For the medtech industry, 2014 is unlikely to be a year full of surprises as companies grapple with a health care market wary of big-ticket procedures and items. The largest gains will likely involve digital health and other technologies that save the system money, which is a goal of Obamacare and many other government health system reforms around the world.
It is little wonder that executives at large medical device companies such as Medtronic now talk about delivering devices, therapies, and services that provide “value and outcomes.”
“The world is changing, where we are still very focused on our physician customers that are clearly the clinicians that are implanting the devices, but we are also recognizing that the hospital administration and payers and providers are going to be an important part of this process going forward,” Gary Ellis, Medtronic’s chief financial officer, said last month during an Oppenheimer Healthcare conference call transcribed by Seeking Alpha.
In 2013, Medtronic decided to move into the remote-patient monitoring space with the acquisition of disease-management firm Cardiocom. The move could enable the company to profit from growing pressure from the government and consumers to control healthcare costs. If anything, the push to slow the growth of healthcare costs will likely grow more intense in 2014.
Another medical device company branching out is Stryker, which announced on New Year’s Eve that it will pay about $120 million to acquire Patient Safety Technologies, which has a bar coding technology called Surgicount meant to prevent the accidental leaving of sponges in a patient post-surgery.
Says Leah Binder in Forbes: “Believe it or not, the idea that preventing such horrors could be profitable is a market breakthrough.”
Medtronic and Stryker may be followed by other device companies in 2014, which are questioning the long-term viability of their traditional business models. PwC’s report, titled “Top Health Industry Issues” notes that a growing number of healthcare firms, among them insurers, pharma companies, and hospitals, are all planning on diversifying their business.
Not every major medical device company is buying into the trend of diversification.
“We think companies like us have the most value for patients, for physicians and for investors when we truly innovate patient care. That's what we're focused on. We're able to manage those risks by staying close to home, in fields that we understand, and we're fortunate to be the leader in structural heart disease and critical care,” Edwards Lifesciences CEO Mike Mussallem said during a December investor conference transcribed by Seeking Alpha.

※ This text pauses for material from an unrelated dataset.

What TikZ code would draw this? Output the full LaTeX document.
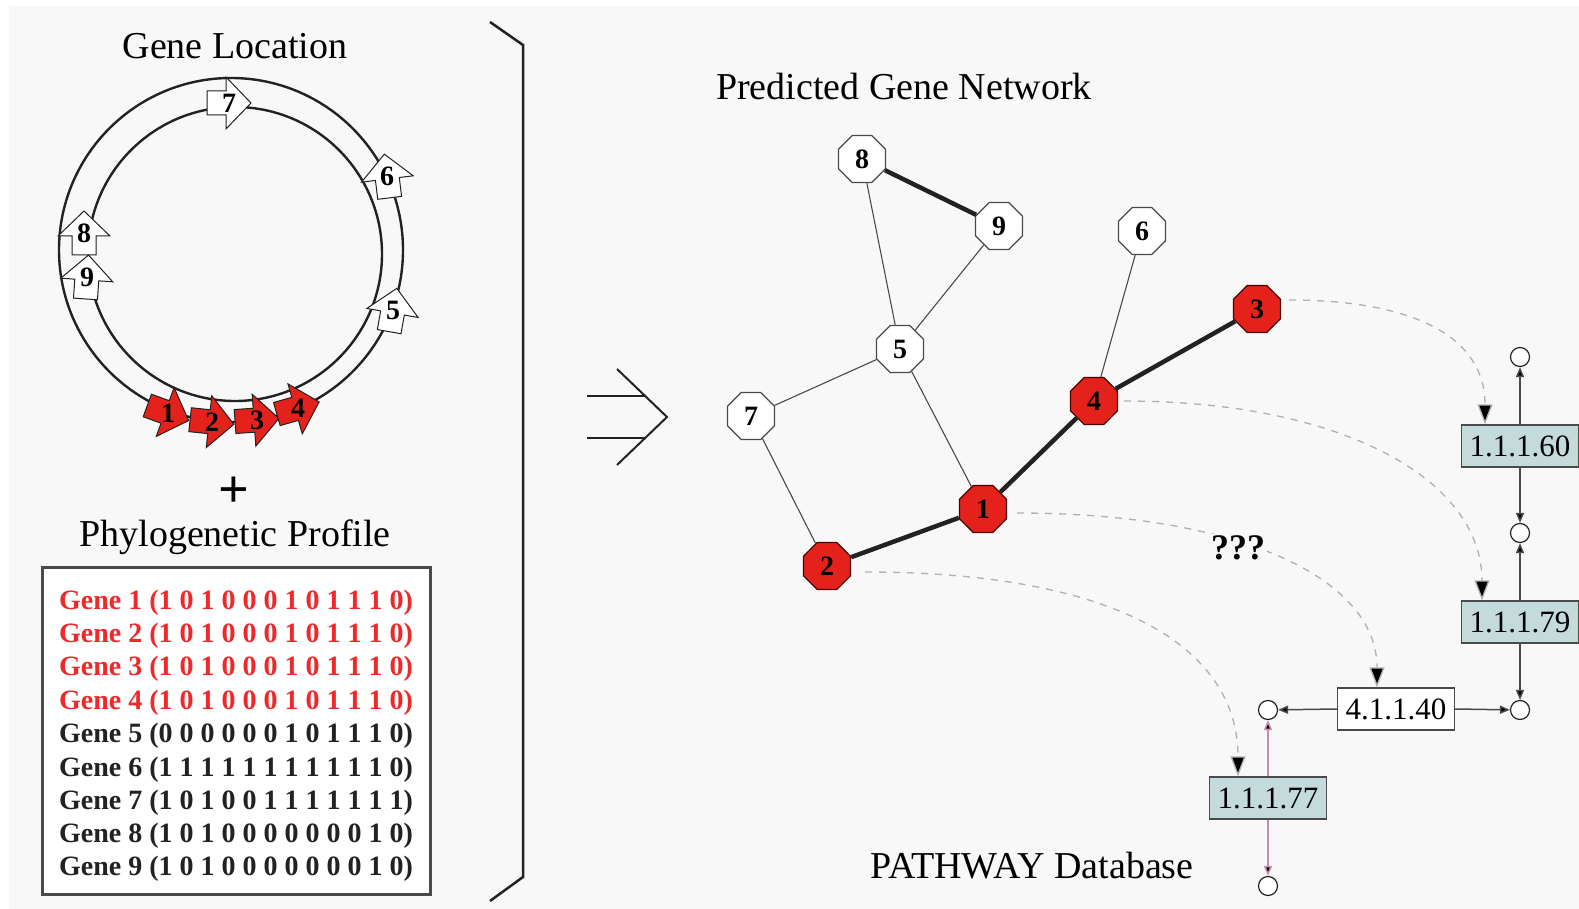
\documentclass[tikz,border=0pt]{standalone}
\usepackage{fontspec}
\setmainfont{Liberation Serif}
\usetikzlibrary{arrows.meta,shapes.geometric}

\definecolor{bg}{HTML}{F8F8F8}
\definecolor{genered}{HTML}{E4221B}
\definecolor{txtred}{HTML}{F0282A}
\definecolor{ecbox}{HTML}{C4DADB}
\definecolor{dashgray}{HTML}{B0B0B0}
\definecolor{linegray}{HTML}{4A4A4A}
\definecolor{pinkline}{HTML}{C98BB0}
\definecolor{ink}{HTML}{222222}

\newcommand{\fsz}[1]{\fontsize{#1}{#1}\selectfont}

% gene drawn as a block arrow on the chromosome ring
% #1 name, #2 x, #3 y, #4 direction, #5 fill, #6 label
\newcommand{\genearrow}[6]{%
  \begin{scope}[shift={(#2,#3)},rotate=#4]
    \draw[genebody,fill=#5] (-22,-12)--(-3,-12)--(-3,-26)--(22,0)--(-3,26)--(-3,12)--(-22,12)--cycle;
  \end{scope}
  \node[genelabel] (#1) at (#2,#3) {#6};}

\tikzset{
  title/.style={font=\fsz{38}, inner sep=0pt},
  genebody/.style={draw=ink, line width=1pt, line join=miter},
  genelabel/.style={font=\fsz{28}\bfseries, inner sep=0pt},
  profline/.style={font=\fsz{28}\bfseries, anchor=west, inner sep=0pt},
  gnode/.style={regular polygon, regular polygon sides=8, minimum size=51pt,
    inner sep=0pt, draw=linegray, line width=1.2pt, fill=white, font=\fsz{28}\bfseries},
  rnode/.style={gnode, fill=genered, draw=black!70!red},
  thin edge/.style={draw=linegray, line width=1.1pt},
  thick edge/.style={draw=ink, line width=4.5pt},
  dashlink/.style={draw=dashgray, line width=1.3pt, dash pattern=on 7pt off 7pt,
    -{Triangle[length=20pt,width=15pt,fill=black]}},
  ecnum/.style={draw=linegray, line width=1.3pt, fill=ecbox, font=\fsz{31},
    minimum width=117pt, minimum height=42pt, inner sep=0pt},
  metab/.style={circle, draw=ink, line width=1.2pt, fill=white, minimum size=19pt, inner sep=0pt},
  react/.style={draw=linegray, line width=1.5pt, -{Triangle[length=10pt,width=8pt,fill=black]}},
}

\begin{document}
\begin{tikzpicture}[x=1pt,y=-1pt]
  % page and panel background
  \fill[white] (0,0) rectangle (1579,909);
  \fill[bg] (9,6) rectangle (1579,909);
  \useasboundingbox (0,0) rectangle (1579,909);

  % ---------- chromosome with gene locations ----------
  \node[title] (loctitle) at (235,46) {Gene Location};
  \draw[ink, line width=2.4pt] (231,250) circle[radius=172];
  \draw[ink, line width=2.4pt] (235,254) circle[radius=147];

  \genearrow{a7}{229}{103}{0}{white}{7}
  \genearrow{a6}{387}{176}{97}{white}{6}
  \genearrow{a5}{393}{310}{80}{white}{5}
  \genearrow{a8}{84}{233}{90}{white}{8}
  \genearrow{a9}{87}{277}{86}{white}{9}
  \genearrow{a1}{168}{413}{-20}{genered}{1}
  \genearrow{a2}{212}{422}{-6}{genered}{2}
  \genearrow{a3}{257}{420}{4}{genered}{3}
  \genearrow{a4}{298}{408}{16}{genered}{4}

  \node[font=\fsz{54}\bfseries, inner sep=0pt] (plus) at (234,492) {+};

  % ---------- phylogenetic profiles ----------
  \node[title] (proftitle) at (235,537) {Phylogenetic Profile};
  \draw[draw=linegray, line width=3pt, fill=white] (42,567) rectangle (430,894);
  \node[profline, txtred] (g1) at (59,603) {Gene 1 (1 0 1 0 0 0 1 0 1 1 1 0)};
  \node[profline, txtred] (g2) at (59,636) {Gene 2 (1 0 1 0 0 0 1 0 1 1 1 0)};
  \node[profline, txtred] (g3) at (59,669) {Gene 3 (1 0 1 0 0 0 1 0 1 1 1 0)};
  \node[profline, txtred] (g4) at (59,703) {Gene 4 (1 0 1 0 0 0 1 0 1 1 1 0)};
  \node[profline, ink] (g5) at (59,736) {Gene 5 (0 0 0 0 0 0 1 0 1 1 1 0)};
  \node[profline, ink] (g6) at (59,770) {Gene 6 (1 1 1 1 1 1 1 1 1 1 1 0)};
  \node[profline, ink] (g7) at (59,803) {Gene 7 (1 0 1 0 0 1 1 1 1 1 1 1)};
  \node[profline, ink] (g8) at (59,836) {Gene 8 (1 0 1 0 0 0 0 0 0 0 1 0)};
  \node[profline, ink] (g9) at (59,869) {Gene 9 (1 0 1 0 0 0 0 0 0 0 1 0)};

  % ---------- bracket and implication ----------
  \draw[ink, line width=2.5pt, line join=miter] (490,22) -- (523,45) -- (523,877) -- (490,901);
  \draw[ink, line width=2pt] (587,396) -- (645,396);
  \draw[ink, line width=2pt] (587,438) -- (645,438);
  \draw[ink, line width=2pt, line join=miter] (617,369) -- (667,417) -- (617,465);

  % ---------- predicted network ----------
  \node[title] (nettitle) at (904,87) {Predicted Gene Network};
  \node[gnode] (n8) at (862,159) {8};
  \node[gnode] (n9) at (999,226) {9};
  \node[gnode] (n6) at (1142,231) {6};
  \node[gnode] (n5) at (900,349) {5};
  \node[gnode] (n7) at (751,416) {7};
  \node[rnode] (n3) at (1257,309) {3};
  \node[rnode] (n4) at (1094,401) {4};
  \node[rnode] (n1) at (983,509) {1};
  \node[rnode] (n2) at (827,566) {2};

  \draw[thin edge] (n8) -- (n5);
  \draw[thin edge] (n9) -- (n5);
  \draw[thin edge] (n5) -- (n7);
  \draw[thin edge] (n5) -- (n1);
  \draw[thin edge] (n7) -- (n2);
  \draw[thin edge] (n6) -- (n4);
  \draw[thick edge] (n8) -- (n9);
  \draw[thick edge] (n2) -- (n1);
  \draw[thick edge] (n1) -- (n4);
  \draw[thick edge] (n4) -- (n3);

  % ---------- pathway ----------
  \node[title] (pwtitle) at (1032,866) {PATHWAY Database};
  \node[ecnum] (p60) at (1520,446) {1.1.1.60};
  \node[ecnum] (p79) at (1520,622) {1.1.1.79};
  \node[ecnum, fill=white] (p40) at (1396,709) {4.1.1.40};
  \node[ecnum] (p77) at (1268,798) {1.1.1.77};
  \node[metab] (c1) at (1520,357) {};
  \node[metab] (c2) at (1520,533) {};
  \node[metab] (c3) at (1520,710) {};
  \node[metab] (c4) at (1268,710) {};
  \node[metab] (c5) at (1268,886) {};

  \draw[react] (p60.north) -- (c1);
  \draw[react] (p60.south) -- (c2);
  \draw[react] (p79.north) -- (c2);
  \draw[react] (p79.south) -- (c3);
  \draw[react] (p40.east) -- (c3);
  \draw[react] (p40.west) -- (c4);
  \draw[react, draw=pinkline] (p77.north) -- (c4);
  \draw[react, draw=pinkline] (p77.south) -- (c5);

  % gene-to-enzyme assignments
  \draw[dashlink] ([xshift=8pt,yshift=9pt]n3.east) .. controls +(120,0) and +(0,-90) .. ([xshift=-35pt]p60.north);
  \draw[dashlink] ([xshift=6pt]n4.east) .. controls +(220,0) and +(0,-120) .. ([xshift=-38pt]p79.north);
  \draw[dashlink] ([xshift=10pt,yshift=-4pt]n1.east) .. controls +(220,0) and +(0,-110) .. ([xshift=-19pt]p40.north);
  \draw[dashlink] ([xshift=14pt,yshift=-6pt]n2.east) .. controls +(250,0) and +(0,-130) .. ([xshift=-30pt]p77.north);
  \node[font=\fsz{36}\bfseries, fill=bg, inner sep=2pt] (unk) at (1238,548) {???};
\end{tikzpicture}
\end{document}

It is worth noting, though, that the value of Edwards’ stock has fallen nearly 30% over the past year as investors question the long-term prospects of its business.
The traditional medical device industry will likely see tepid growth this year, according to Standard & Poor’s Cheryl Richer. Overall, she expects the industry to see single-digit growth.
Of course, some sectors of the traditional medtech industry will see better performance than others. Sluggish market segments could include spinal products and drug-eluting stents, while products projected to have stronger growth include endovascular, atrial fibrillation and neuromodulation products.
Especially hot is the domain of connected medical devices, which according to Transparency Market Research, is projected to grow at a CAGR of 38%. This field could expand eight fold in seven years.
Factors driving this growth include growing demand for networked devices that can transmit data wirelessly and growing use of electronic health records. This trend is being spurred by a push to shift a growing amount of healthcare delivery from outside of costly environments such as hospitals and clinics to the home.
San Diego–based telecommunications giant Qualcomm, through its Qualcomm Life subsidiary, is essentially playing a role in almost every piece of the digital health revolution, and helping to shift a significant share of healthcare away from the expensive acute care environment in the process.
The irony is that a growing volume of data suggests that the Affordable Care Act, at least for now, is doing little to control U.S. healthcare costs at large. This is bad news because costs already account for nearly 20% of the country’s GDP. One recent piece of evidence that Obamacare is having problems on this front: a study of 10,000 previously uninsured Oregon citizens who were granted Medicaid coverage visited ERs 40% more frequently than uninsured patients.
Harvard economist Katherine Baicker believes that expanding Medicaid coverage to some of the uninsured, which is one of the health reform’s initiatives, drives up healthcare expenditures between 25–35% per patient.
Growth in the United States and Europe is likely to continue to slow while expanding in Asia.
RnR Market Research predicts that China’s medical device sector will be worth $53.5 billion by 2020, more than doubling from $20 billion in 2012.
"We have said that clearly our expectation is that the emerging markets has the potential to grow 20% combined going forward … for the next four to five years,” Medtronic’s Ellis said in the recent conference call.
Ellis noted that such expansions into overseas markets aren’t without hitches: “we ran in just a couple of issues in India, for example, whether there were some price decisions based on what the government had done and that we had to work through. There were some distributor terminations and change-outs that occurred. Latin America, the same time we have bought out a few distributors and as the transition occurred, had buybacks and inventory, those types of things.”